8 Ways IT Can Weather the Economic Storm

By Peter Iannone  |  Posted 10-13-2008 Print Email

Advice for CIOs to mandate more IT services in an age of tightening budgets.

In today's economic climate, IT budgets are headed for stormy waters, but demand for IT services continues to rise. So how do you meet your company's mandate to do the same or more, while reducing costs at the same time?

EquaTerra, a sourcing consultancy, identifies eight key ways that help IT to weather the storm.

1. Identify what's discretionary and what isn't.
Challenge: If you have 200 people working on applications--including 50 on maintenance, 50 on regulatory changes and 100 on new projects--and you're told to cut costs by 20 percent, how do you do it? When you're under cost pressure, it comes down to determining what's discretionary and what isn't, keeping in mind that the discretionary, "nice-to-have" activities will suffer the biggest blow.

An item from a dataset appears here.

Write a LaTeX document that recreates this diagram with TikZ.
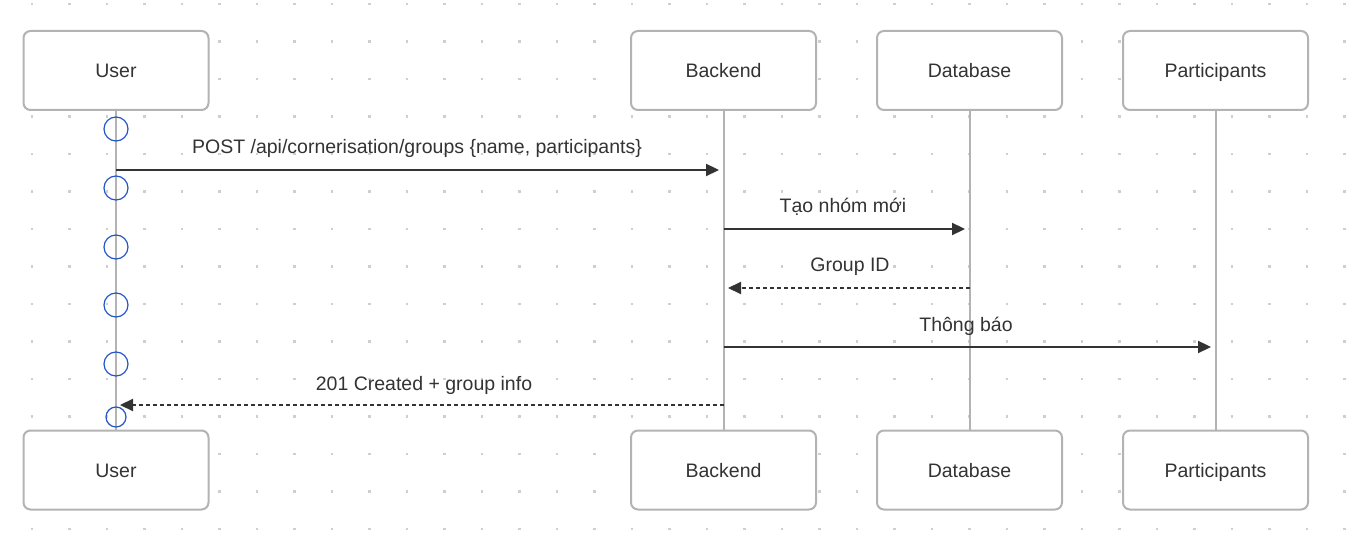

Solution: Work with your internal customers to determine what delivers real business value now versus possible value in the future, and then prioritize accordingly. You may be able to cut projects by 20 percent by trimming the discretionary work. If not, you'll need to find a way to deliver the same work for a lower price. One option is outsourcing or offshoring. If you already have an outsourcing agreement, consider expanding the relationship to include more services. 

2. Reevaluate outsourcing contracts.
Challenge: In an economic downturn, IT departments are usually expected to renegotiate outsourcing contracts to reduce costs or consolidate activities.

Solution: Remember that nothing is off the table. In previous economic crises, service providers have been willing to renegotiate contracts for the short term to ensure healthy relations for the long term. For example, after the dot-com bubble burst, one network equipment manufacturer worked with its IT service provider to reset the contract pricing and terms based on current conditions. And during economic downturns in general, one car manufacturer routinely tells all suppliers that everyone needs to take a haircut. In short, when your company is earning less, you need to spend less on services, and most providers respect that.